The research for the BBC led by Dr. Zak tested the saliva of cats and dogs before allowing them to play with their owners for 10 minutes. After playing their saliva was sampled again, and the percentage increase in oxytocin was calculated to discover which animal felt more love for their owner. The oxytocin hormone level was found to rise by over 57 per cent in our canine friends. For reference, when we see our loved ones, our oxytocin level rises between 40 and 60 per cent, so it may well be the case that your dog loves you more than you love your partner!

But don’t despair cat owners; while researchers predicted that cats would not experience any rise in hormone level, they actually did display a twelve percent rise, so maybe cats do love us after all. However that is still almost five times less ‘love’ than the dogs felt. In fact one very sweet dog had a whole lot of love for its owner and experienced a five-hundred percent increase in the oxytocin hormone.
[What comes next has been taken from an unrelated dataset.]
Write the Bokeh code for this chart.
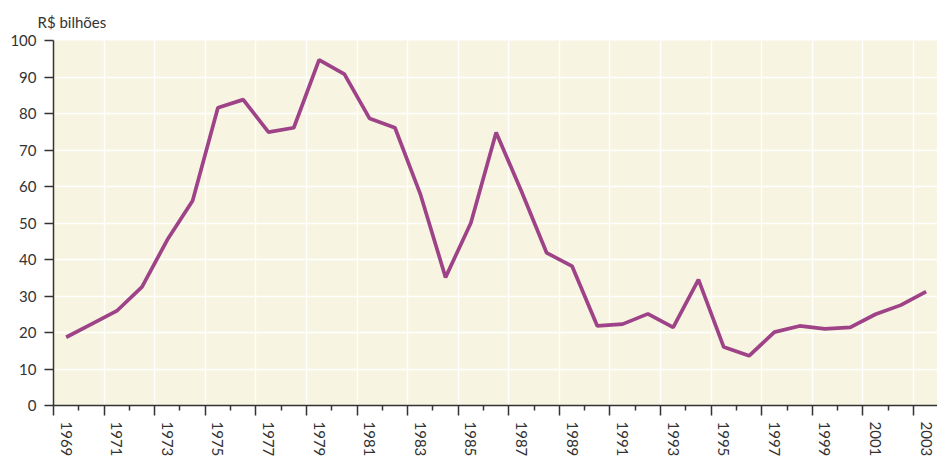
from bokeh.plotting import figure
from bokeh.models import Range1d, FixedTicker, LinearAxis
from bokeh.embed import file_html
from bokeh.resources import INLINE

years = list(range(1969, 2004))
values = [18.7, 22.3, 25.9, 32.5, 45.4, 56.1, 81.6, 83.8, 74.9, 76.1,
          94.7, 90.8, 78.6, 76.1, 58.0, 35.1, 50.0, 74.8, 58.7, 41.8,
          38.2, 21.8, 22.3, 25.1, 21.4, 34.5, 16.0, 13.6, 20.1, 21.8,
          21.0, 21.4, 25.0, 27.5, 31.2]
label_years = years[::2]
y_ticks = list(range(0, 101, 10))
y_title = "R$ bilhões"

FONT = "Lato"
TXT = "#333333"
AX = "#333333"

edges_major = [y - 0.5 for y in label_years]
edges_minor = [y + 0.5 for y in label_years if y + 0.5 < years[-1]]

p = figure(width=937, height=459,
           x_range=Range1d(years[0] - 0.5, 2003.45), y_range=Range1d(0, 100),
           output_backend="svg", toolbar_location=None,
           min_border_left=53, min_border_right=0, min_border_top=40, min_border_bottom=0,
           background_fill_color="#F7F4E1", border_fill_color="white",
           outline_line_color=None)

# tick-mark axis (band edges)
ax = p.xaxis[0]
ax.ticker = FixedTicker(ticks=edges_major, minor_ticks=edges_minor)
ax.major_label_overrides = {t: "" for t in edges_major}
ax.major_label_text_font_size = "0px"
ax.major_label_standoff = 0
ax.major_tick_out = 10
ax.major_tick_in = 0
ax.minor_tick_out = 5
ax.minor_tick_in = 0
ax.axis_line_color = AX
ax.axis_line_width = 1.5
ax.major_tick_line_color = AX
ax.major_tick_line_width = 1.5
ax.minor_tick_line_color = AX
ax.minor_tick_line_width = 1.5

# label axis (year labels centred in their band)
lab = LinearAxis(ticker=FixedTicker(ticks=label_years, minor_ticks=[]),
                 major_tick_out=0, major_tick_in=0, minor_tick_out=0, minor_tick_in=0,
                 major_tick_line_color=None, minor_tick_line_color=None,
                 axis_line_color=None, major_label_orientation="vertical",
                 major_label_standoff=6, major_label_text_font_size="15px",
                 major_label_text_font=FONT, major_label_text_color=TXT)
p.add_layout(lab, "below")

ya = p.yaxis[0]
ya.ticker = FixedTicker(ticks=y_ticks, minor_ticks=[])
ya.major_tick_out = 9
ya.major_tick_in = 0
ya.minor_tick_out = 0
ya.minor_tick_in = 0
ya.axis_line_color = AX
ya.axis_line_width = 1.5
ya.major_tick_line_color = AX
ya.major_tick_line_width = 1.5
ya.major_label_standoff = 8
ya.major_label_text_font = FONT
ya.major_label_text_font_size = "15px"
ya.major_label_text_color = TXT

p.xgrid.ticker = FixedTicker(ticks=edges_major, minor_ticks=[])
p.xgrid.grid_line_color = "white"
p.xgrid.grid_line_width = 1.5
p.ygrid.grid_line_color = "white"
p.ygrid.grid_line_width = 1.5

p.title.text = y_title
p.title.align = "left"
p.title.offset = -16
p.title.text_font = FONT
p.title.text_font_size = "15px"
p.title.text_font_style = "normal"
p.title.text_color = TXT
p.title.standoff = 19

p.line(years, values, line_color="#9E4387", line_width=3.7)

open("out.html", "w").write(file_html(p, INLINE))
Dog owners obviously feel this love too, as a separate research study from Manhattanville College, New York, led by Katherine Jacobs Bao, found that “dog owners were significantly more conscientious and less neurotic than cat owners.” Dog owners were also found to be more confident and happier people than those with cats for pets, presumably as they are less likely to die as a crazy cat lady surrounded only by 150 cats. Sorry, cat lovers.